On January 22, Ali began his trip to Los Angeles from Manchester via Dublin, having received his travel authorization, he tells NOW. In Dublin, he was separated from his agent, with whom he was travelling, at American pre-clearance and brought into a waiting room for questioning.

“Growing up as an asylum seeker with my family in the UK, we would often be in restrictive spaces with government authorities interrogating us,” he wrote in an email. “I instantly felt nervous.”

Ali showed customs officials his premiere invitation as well as an employment contract as proof that he would return. He describes himself as the ideal visitor except for one detail: he briefly visited Libya last year to attend a cousin’s wedding.

“The officer stopped questioning me, detailing the law concerning Executive Order 13769,” Ali wrote, adding he is maintaining and optimistic and resilient attitude.

“There’s always tomorrow, right?” he says. “I was drawn to my character Zain for [his] ability to find the light in darkness. It’s much easier for me to compartmentalize and block out yesterday’s events, but I’d like to think it’s important to have a conversation, and being vocal is one way to do that.

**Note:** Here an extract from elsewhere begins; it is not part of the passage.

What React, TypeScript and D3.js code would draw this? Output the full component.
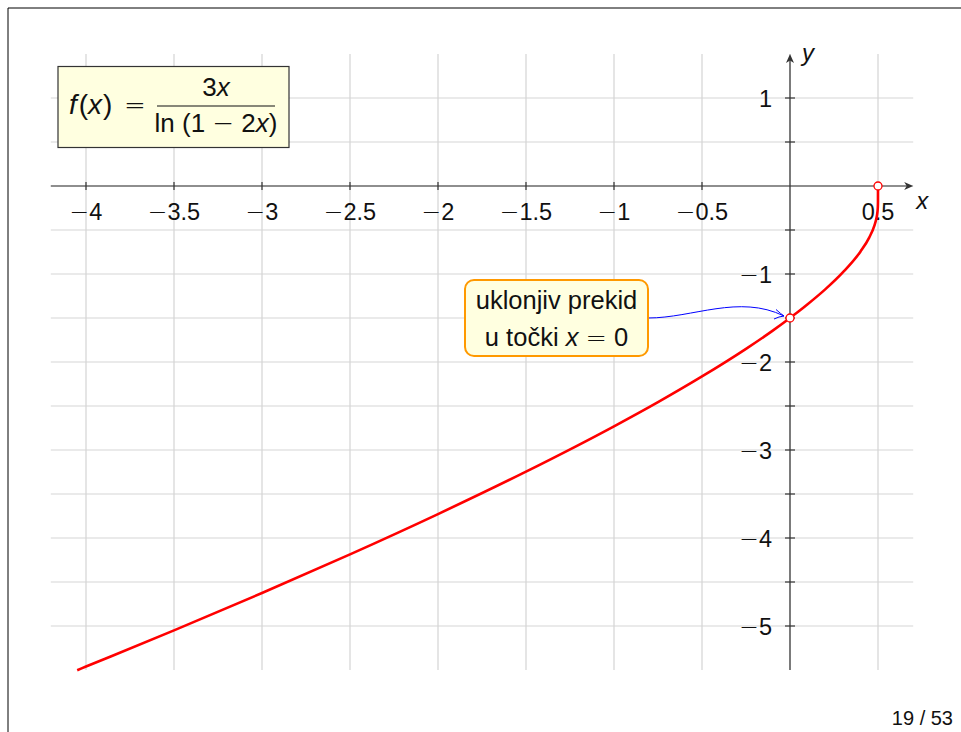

“Being part of Little America, I’ve found a family who sees me and celebrates me,” Ali continues. “Cinema should be a reflection of our societies, so let’s ask for more representation our screens. The ‘travel ban’ ultimately stifles me the opportunities I can access, the stories I can play a part in telling. In order to contribute and bring something to the table, I believe you have to have a seat, otherwise it’s not a level playing field. As long as a blanket generalization exists such the one being enforced by the ban, millions of people like me today will be held back from being able to participate in changing the world.”